# Goal of the exercise
Give again exactly the lines that run from the start of the records to the line holding "var seriesValues = [values162, values230, values295];", both ends counted. Do not include the pictures.

Source code of charts
- - - -

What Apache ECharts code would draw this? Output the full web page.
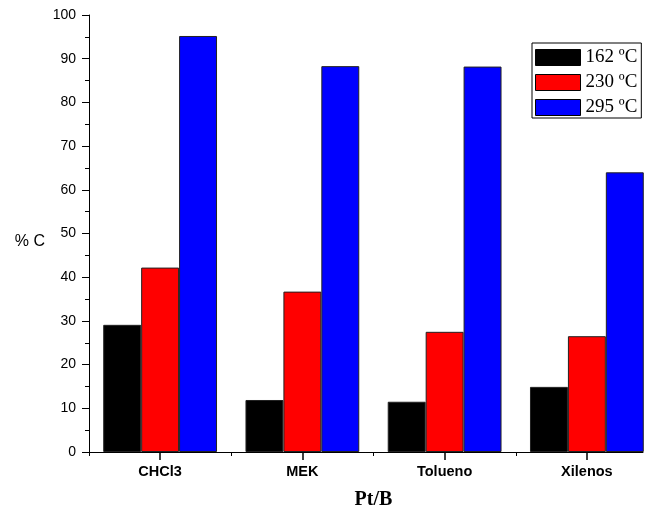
<!DOCTYPE html>
<html>
<head>
<meta charset="utf-8">
<script src="https://cdn.jsdelivr.net/npm/echarts@6/dist/echarts.min.js"></script>
<style>
  html, body { margin: 0; padding: 0; background: #fff; }
  #chart { width: 653px; height: 517px; }
</style>
</head>
<body>
<div id="chart"></div>
<script>
// Solvents (categories) and carbon yield at three temperatures
var categories = ['CHCl3', 'MEK', 'Tolueno', 'Xilenos'];
var seriesNames = ['162 ºC', '230 ºC', '295 ºC'];
var values162 = [29.1, 11.9, 11.5, 14.9];
var values230 = [42.2, 36.7, 27.5, 26.5];
var values295 = [95.2, 88.3, 88.2, 64.0];
var yTicks = { min: 0, max: 100, step: 10 };

var colors = ['#000000', '#ff0000', '#0000ff'];
var seriesValues = [values162, values230, values295];

var chart = echarts.init(document.getElementById('chart'), null, { renderer: 'canvas' });

var sans = 'Liberation Sans, Arial, sans-serif';
var serif = 'Liberation Serif, Times New Roman, serif';

// plot area geometry
var plotLeft = 89, plotTop = 15, plotHeight = 437;
var band = 142.25;                          // width of one category band
var plotWidth = band * categories.length;   // last band runs past the frame edge
var frameWidth = 554;                       // visible length of the bottom axis line

var series = seriesNames.map(function (name, i) {
  return {
    name: name,
    type: 'bar',
    xAxisIndex: 0,
    yAxisIndex: 0,
    data: seriesValues[i],
    barGap: '0%',
    barCategoryGap: '20%',
    itemStyle: { color: colors[i], borderColor: '#222', borderWidth: 1 }
  };
});

chart.setOption({
  animation: false,
  backgroundColor: '#fff',
  grid: [
    // bar area: four equal bands
    { left: plotLeft, top: plotTop, width: plotWidth, height: plotHeight, outerBoundsMode: 'none' },
    // frame: carries the visible bottom axis line
    { left: plotLeft, top: plotTop, width: frameWidth, height: plotHeight, outerBoundsMode: 'none' },
    // first to last band centre: carries the longer centre ticks
    { left: plotLeft + band / 2, top: plotTop, width: band * (categories.length - 1), height: plotHeight, outerBoundsMode: 'none' }
  ],
  legend: {
    data: seriesNames,
    orient: 'vertical',
    left: 532,
    top: 43,
    icon: 'rect',
    itemWidth: 45,
    itemHeight: 16,
    itemGap: 6,
    padding: [5, 4, 1, 3],
    borderColor: '#000',
    borderWidth: 1,
    backgroundColor: '#fff',
    itemStyle: { borderColor: '#000', borderWidth: 1 },
    textStyle: { fontFamily: serif, fontSize: 19, color: '#000' }
  },
  xAxis: [
    {
      // category labels
      type: 'category',
      gridIndex: 0,
      data: categories,
      position: 'bottom',
      axisLine: { show: false },
      axisTick: { show: false },
      axisLabel: { color: '#000', fontFamily: sans, fontSize: 14.5, fontWeight: 'bold', margin: 12 },
      splitLine: { show: false },
      name: 'Pt/B',
      nameLocation: 'middle',
      nameGap: 38,
      nameTextStyle: { fontFamily: serif, fontSize: 20, fontWeight: 'bold', color: '#000' }
    },
    {
      // short ticks on band edges
      type: 'value',
      gridIndex: 0,
      min: 0,
      max: categories.length,
      interval: 1,
      position: 'bottom',
      axisLine: { show: true, lineStyle: { color: 'rgba(0,0,0,0)', width: 1 } },
      axisTick: { show: true, length: 4, lineStyle: { color: '#000', width: 1 } },
      axisLabel: { show: false },
      splitLine: { show: false }
    },
    {
      // visible bottom axis line
      type: 'value',
      gridIndex: 1,
      min: 0,
      max: 1,
      position: 'bottom',
      axisLine: { show: true, lineStyle: { color: '#000', width: 1 } },
      axisTick: { show: false },
      axisLabel: { show: false },
      splitLine: { show: false }
    },
    {
      // longer ticks at band centres
      type: 'value',
      gridIndex: 2,
      min: 0,
      max: categories.length - 1,
      interval: 1,
      position: 'bottom',
      axisLine: { show: true, lineStyle: { color: 'rgba(0,0,0,0)', width: 1 } },
      axisTick: { show: true, length: 8, lineStyle: { color: '#000', width: 1.5 } },
      axisLabel: { show: false },
      splitLine: { show: false }
    }
  ],
  yAxis: [
    {
      type: 'value',
      gridIndex: 0,
      min: yTicks.min,
      max: yTicks.max,
      interval: yTicks.step,
      axisLine: { show: true, lineStyle: { color: '#000', width: 1 } },
      axisTick: { show: true, length: 7, lineStyle: { color: '#000', width: 1 } },
      minorTick: { show: true, splitNumber: 2, length: 4, lineStyle: { color: '#000', width: 1 } },
      axisLabel: { color: '#000', fontFamily: sans, fontSize: 14, margin: 13 },
      splitLine: { show: false },
      name: '% C',
      nameLocation: 'middle',
      nameRotate: 0,
      nameGap: 44,
      nameTextStyle: { fontFamily: sans, fontSize: 16, color: '#000', verticalAlign: 'top' }
    },
    { type: 'value', gridIndex: 1, show: false },
    { type: 'value', gridIndex: 2, show: false }
  ],
  series: series
});
</script>
</body>
</html>
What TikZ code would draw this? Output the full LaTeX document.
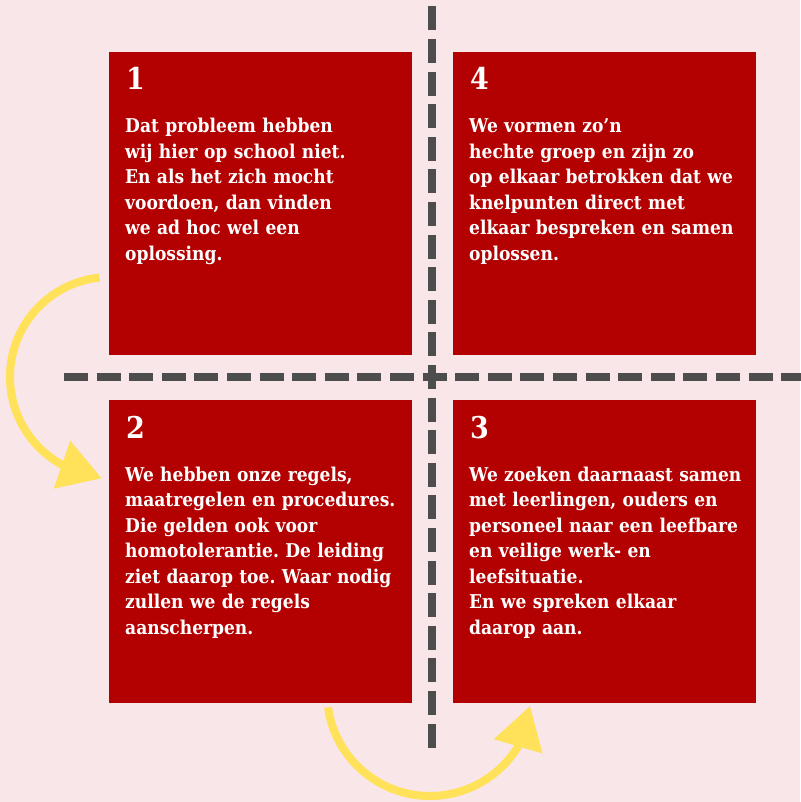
\documentclass[tikz,border=0pt]{standalone}
\usepackage{fontspec}
\setmainfont{DejaVu Serif}[FakeStretch=0.9]
\usetikzlibrary{arrows.meta, positioning}
\definecolor{bgpink}{HTML}{F8E6E8}
\definecolor{boxred}{HTML}{B30000}
\definecolor{sepgrey}{HTML}{4D4D4D}
\definecolor{flowyellow}{HTML}{FFE15A}
\frenchspacing

\begin{document}
\begin{tikzpicture}[x=1pt, y=-1pt,
  box/.style={fill=boxred, minimum width=303pt, minimum height=303pt, inner sep=0pt, anchor=north west},
  num/.style={anchor=base west, inner sep=0pt, text=white, font=\bfseries\fontsize{30}{31}\selectfont},
  txt/.style={anchor=base west, inner sep=0pt, text=white, align=left, text width=290pt, font=\bfseries\fontsize{19}{25.5}\selectfont},
  sep/.style={draw=sepgrey, line width=8pt, dash pattern=on 24pt off 8.6pt},
  flow/.style={draw=flowyellow, line width=8pt, -{Triangle[length=42pt, width=48.5pt]}}]
    \useasboundingbox (0,0) rectangle (800,802);
    \fill[bgpink] (0,0) rectangle (800,802);
    % dashed cross
    \draw[sep] (64,377) -- (802.6,377);
    \draw[sep] (432,6.4) -- (432,747.6);
    % the four boxes
    \node[box] (b1) at (109,52) {};
    \node[box] (b4) at (453,52) {};
    \node[box] (b2) at (109,400) {};
    \node[box] (b3) at (453,400) {};
    \node[num] (n1) at ([xshift=17pt, yshift=-38pt]b1.north west) {1};
    \node[num] (n4) at ([xshift=17pt, yshift=-38pt]b4.north west) {4};
    \node[num] (n2) at ([xshift=17pt, yshift=-38pt]b2.north west) {2};
    \node[num] (n3) at ([xshift=17pt, yshift=-38pt]b3.north west) {3};
    \node[txt] (t1) at ([xshift=16pt, yshift=-81pt]b1.north west)
        {Dat probleem hebben\\wij hier op school niet.\\En als het zich mocht\\voordoen, dan vinden\\we ad hoc wel een\\oplossing.};
    \node[txt] (t4) at ([xshift=16pt, yshift=-81pt]b4.north west)
        {We vormen zo’n\\hechte groep en zijn zo\\op elkaar betrokken dat we\\knelpunten direct met\\elkaar bespreken en samen\\oplossen.};
    \node[txt] (t2) at ([xshift=16pt, yshift=-81pt]b2.north west)
        {We hebben onze regels,\\maatregelen en procedures.\\Die gelden ook voor\\homotolerantie. De leiding\\ziet daarop toe. Waar nodig\\zullen we de regels\\aanscherpen.};
    \node[txt] (t3) at ([xshift=16pt, yshift=-81pt]b3.north west)
        {We zoeken daarnaast samen\\met leerlingen, ouders en\\personeel naar een leefbare\\en veilige werk- en\\leefsituatie.\\En we spreken elkaar\\daarop aan.};
    % arrows 1 -> 2 and 2 -> 3
    \coordinate (cA) at (110,377);
    \coordinate (tipA) at (101.7,478.3);
    \coordinate (cB) at (430,693);
    \coordinate (tipB) at (530,706);
    \draw[flow] (cA) ++(264:100) arc[start angle=264, end angle=119, radius=100] -- (tipA);
    \draw[flow] (cB) ++(172:103) arc[start angle=172, end angle=31, radius=103] -- (tipB);
\end{tikzpicture}
\end{document}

- - - -

# Full solution
What Apache ECharts code would draw this? Output the full web page.
<!DOCTYPE html>
<html>
<head>
<meta charset="utf-8">
<script src="https://cdn.jsdelivr.net/npm/echarts@6/dist/echarts.min.js"></script>
<style>
  html, body { margin: 0; padding: 0; background: #fff; }
  #chart { width: 653px; height: 517px; }
</style>
</head>
<body>
<div id="chart"></div>
<script>
// Solvents (categories) and carbon yield at three temperatures
var categories = ['CHCl3', 'MEK', 'Tolueno', 'Xilenos'];
var seriesNames = ['162 ºC', '230 ºC', '295 ºC'];
var values162 = [29.1, 11.9, 11.5, 14.9];
var values230 = [42.2, 36.7, 27.5, 26.5];
var values295 = [95.2, 88.3, 88.2, 64.0];
var yTicks = { min: 0, max: 100, step: 10 };

var colors = ['#000000', '#ff0000', '#0000ff'];
var seriesValues = [values162, values230, values295];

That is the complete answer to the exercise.